Conversational Analytics
Conversational analytics is the practice of getting answers from your data by asking questions in plain language and receiving numbers, charts, or explanations back, instead of building a dashboard or writing SQL yourself.
Also known as: natural language analytics · chat with your data · natural language BI · conversational BI
Conversational analytics is the practice of getting answers from your data by asking a question in plain language and receiving the answer back as a number, a chart, or a short explanation, instead of building a dashboard or writing SQL yourself. You type “what was net revenue retention by plan last quarter?” into a chat box, and the system figures out the tables, writes the query, runs it, and hands back the result. The category sits at the intersection of text-to-SQL, a semantic layer that pins down what each metric means, and retrieval that grounds the answer in your specific data.
How it differs from traditional BI
Traditional business intelligence is build-first. Someone models the data, defines the metrics, and assembles dashboards in a tool like Looker, Tableau, or Metabase. Everyone else consumes the dashboards that were built ahead of time. When you have a question nobody anticipated, you either learn the tool, learn SQL, or file a ticket and wait for the data team.
Conversational analytics inverts that. It is ask-first. There is no dashboard to build before the question gets answered. You ask, the system resolves the question against the live warehouse, and you get an answer in seconds. The dashboard becomes an artifact you save after the fact, not a prerequisite you build before it.
The practical effect is that the set of people who can get an answer goes from “people who can write SQL or drive the BI tool” to “people who can phrase a question.” That is the entire pitch of the category, and it holds up. It is also where the hard part hides.
What’s underneath
A conversational analytics system that actually works is three layers stacked on top of a language model, not a chat box bolted onto a database.
Text-to-SQL translates the question into a query. A frontier model can produce syntactically valid SQL on the first try almost every time. Producing correct SQL, with the right columns, joins, and filters, is the unsolved part.

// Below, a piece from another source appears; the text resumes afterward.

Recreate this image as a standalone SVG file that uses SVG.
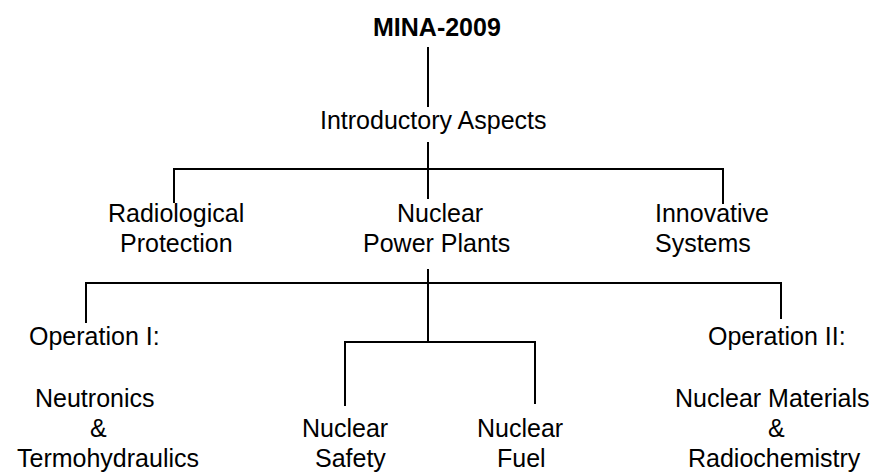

A semantic layer tells the system what your business means by “revenue,” “active user,” or “churn.” Without it, the model invents a plausible definition and computes a number that looks right and is wrong. The semantic layer turns “what is MRR?” into one deterministic SQL recipe instead of three competing guesses.

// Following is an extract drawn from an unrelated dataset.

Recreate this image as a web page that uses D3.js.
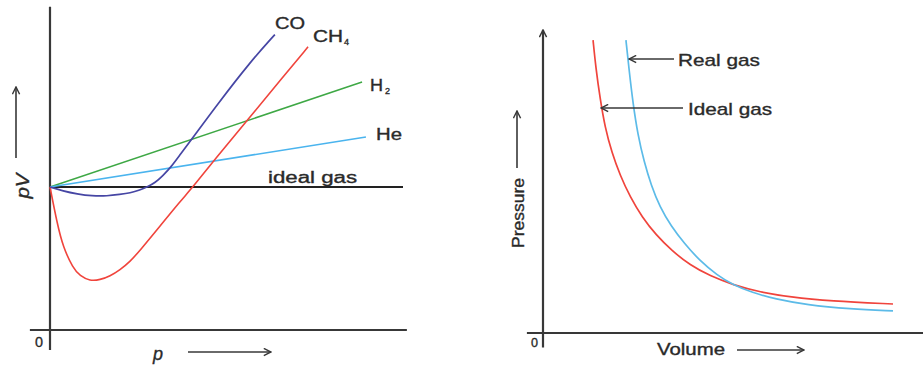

Grounding retrieves the relevant slice of your schema, your metric definitions, and your business context before any SQL is generated. This is RAG applied to analytics, and it closes most of the accuracy gap. The same frontier model that scores around 33% on a hard benchmark scores far higher once it is reading the right schema and the right definitions instead of guessing.
When a tool gets conversational analytics wrong, it is almost always because one of these three layers is missing or thin. “Give the model the whole schema and hope” is not grounding. It is a big prompt that gets worse as your warehouse gets bigger.
Where it works and where it fails
Conversational analytics works well when the question is bounded and the metrics are defined:
- “How many signups last week?”
- “Show me revenue by region this month.”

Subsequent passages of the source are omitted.